You know the type I mean? I'll surf the web, looking for general information about a past or present film or TV project, and then -- lo and behold -- I'll come across some nugget of information that either I've never heard before or just simply downright tickles my fancy. It's the kind of trivia I love to draw attention to, and I've finally figured out a means to do it here on the Main Page. Occasionally, I'll drop one of these 'Command Performance' posts, and I'm intending on using them to draw attention to new names, places, or events added to my citations. I hope you'll have as much discovering these details as I have finding them.
In all honesty, I've known for quite some time about Thomas Edison's involvement in motion pictures. The man invented the motion picture camera, for Pete's sake, so one might find it only reasonable that -- as a venture capitalist the way he was -- he's find some way to make use of it for a profit; and he did so by founding Edison Studios. From what I've read, he may have not have had much to do with the pictures produced; but we give credit where credit is due here at SciFiHistory.Net, and that's kinda/sorta what identifying Mr. Edison for today's Command Performance is all about.
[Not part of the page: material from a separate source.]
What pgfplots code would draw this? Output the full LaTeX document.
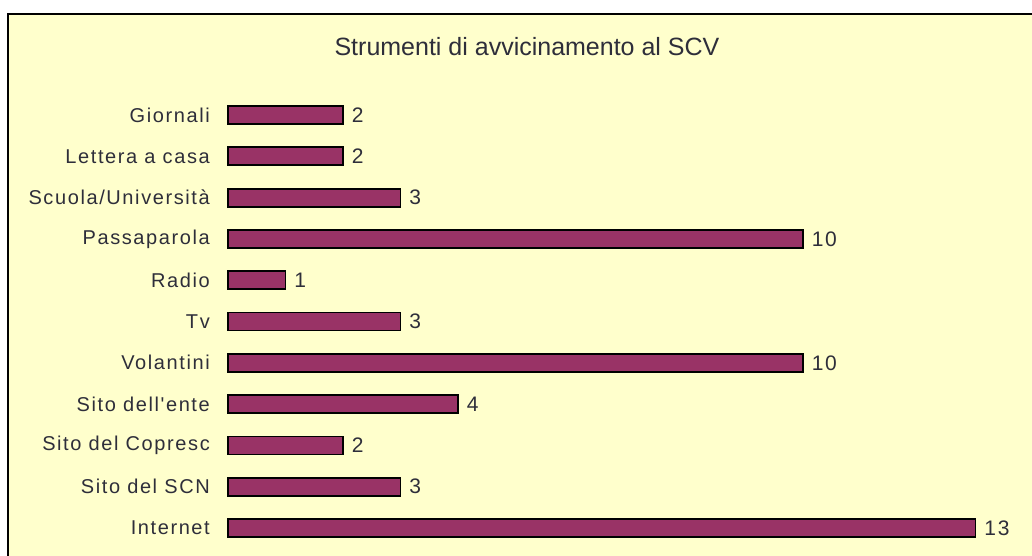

What I didn't know was that the very first filmed presentation of Mary Shelley's immortal Frankenstein was done by Edison Studios!
So the written work that's largely recognized as the first authentic Science Fiction novel by many of the world's brainiest intellectuals, scholars, and academics enjoyed its very first visual interpretation by a film studio founded by Thomas Edison?! I'd say that's a Command Performance, indeed.
Not a wealth of other interesting information has been written about Edison Studios from what I've been able to find. It would seem that no one found much of merit in the production company's catalogue of over 1,000 features, deeming the majority of them as 'forgettable.' Apparently even this incarnation of Frankenstein was missing well after its presentation in 1910 until a copy of it was discovered in the 1970's. Now with the advent of modern technology it can be seen (for a price, of course) up on Amazon Video for those interested.
Again, I fully acknowledge that Edison himself was most likely not attached in any capacity to the motion picture short ... but Science Fiction certainly owes a modicum of respect to the man whose decisions inevitably helped shape the genre we spend so much of our time within.
As always, thanks for reading ... and live long and prosper!